Coconut Chutney is a delightful South Indian condiment that pairs beautifully with breakfast and snack dishes like Idli, Dosa, Uttapam and Medu Vada. A classic coconut chutney recipe with spice tempering.
Coconut chutney originated from the South Indian cuisine. It is most often served with breakfast or snack dishes. In its simplest form, it is made by finely grinding fresh white coconut meat with either green chilies or dry red chilies and salt added to it.
Chilies lend a bit of heat and spice in the chutney. Garlic or ginger can be added for more savory depth. A tempering of oil with crackled mustard seeds, fried urad dal (black gram), crisp curry leaves and asafoetida (hing) brings more flavor to otherwise plain coconut chutney.

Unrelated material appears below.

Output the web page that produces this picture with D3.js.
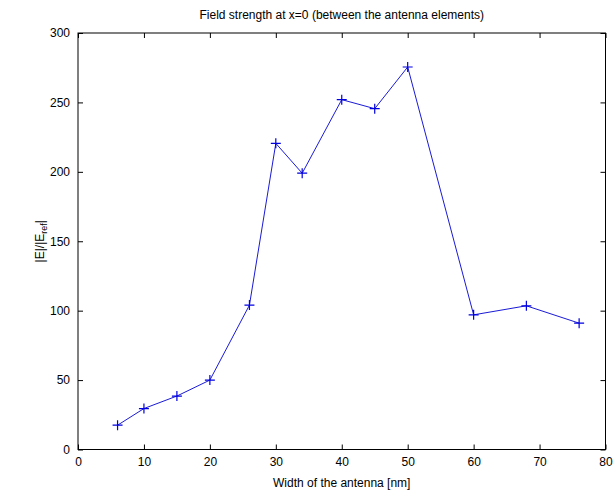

- ½ cup fresh grated coconut (tightly packed) or ½ cup desiccated coconut
- 2 tablespoons roasted chana dal – optional
- 1 or 2 green chilies or ½ teaspoon chopped green chillies or serrano or anaheim pepper
- ½ inch ginger – optional, you can also add 1 to 2 small garlic cloves
- salt as per taste
- 3 to 4 tablespoons water or add as required – for grinding
- ½ teaspoon mustard seeds
- ½ teaspoon urad dal (split and husked black gram)
- ½ teaspoon cumin seeds – optional
- 9 to 10 curry leaves or 1 sprig of curry leaves
- 1 pinch asafoetida (hing)
- 1 dry red chili – broken and seeds removed
- ½ tablespoon oil – sesame or peanut or coconut or sunflower oil or any neutral oil
- Add ½ cup tightly packed freshly grated coconut in a chutney grinder jar or a small grinder jar.
- Add 1 to 2 chopped green chillies (depending on your heat preference), ½ inch chopped ginger (optional, can substitute with 2 small cloves of garlic) and 2 tablespoons roasted chana dal.
- Add salt to taste. I suggest starting with less salt at first. Then, after grinding, check the taste and add some more salt if required. Remember, you can always add MORE salt, but you can’t take it away once it has been added.
- Add 3 to 4 tablespoons water. You can make this coconut chutney thicker by adding less water. You can skip roasted chana dal if you do not have it.
- Grind to a smooth consistency. If the blade is unable to grind or the chutney looks thick, then you can add 1 to 2 tablespoons more water or as needed.
- Remove the chutney with a spoon or spatula in a heat proof bowl (e.g. steel, pyrex or glass). Check the taste and add more salt if needed.
- In a small pan or a tadka pan, heat ½ tablespoon sesame oil (gingelly oil – made from raw sesame seeds) over low heat.
- Add ½ teaspoon mustard seeds and let them begin to crackle.
- Once the mustard seeds begin to crackle, add ½ teaspoon urad dal (split and husked black gram).
- Add ½ teaspoon cumin seeds. You can skip cumin seeds if you prefer.
- Stir often and fry keeping the flame to a low.
- The urad dal should start becoming golden. The cumin seeds will also crackle and get browned.
- Once the urad dal begins to turn to a golden color, then add 1 dry red chilli (broken and seeds removed), 9 to 10 curry leaves and a pinch of asafoetida (hing). If the pan becomes very hot, then switch off the flame after adding the red chili, curry leaves and asafoetida.
- Stir and fry for a couple of seconds till the curry leaves become crisp and the red chilli changes color.
- Switch off the flame and immediately pour the entire tempering together with the oil on the ground coconut chutney in the bowl.
- Mix very well.
- Serve coconut chutney with idli, dosa, vada of your choice.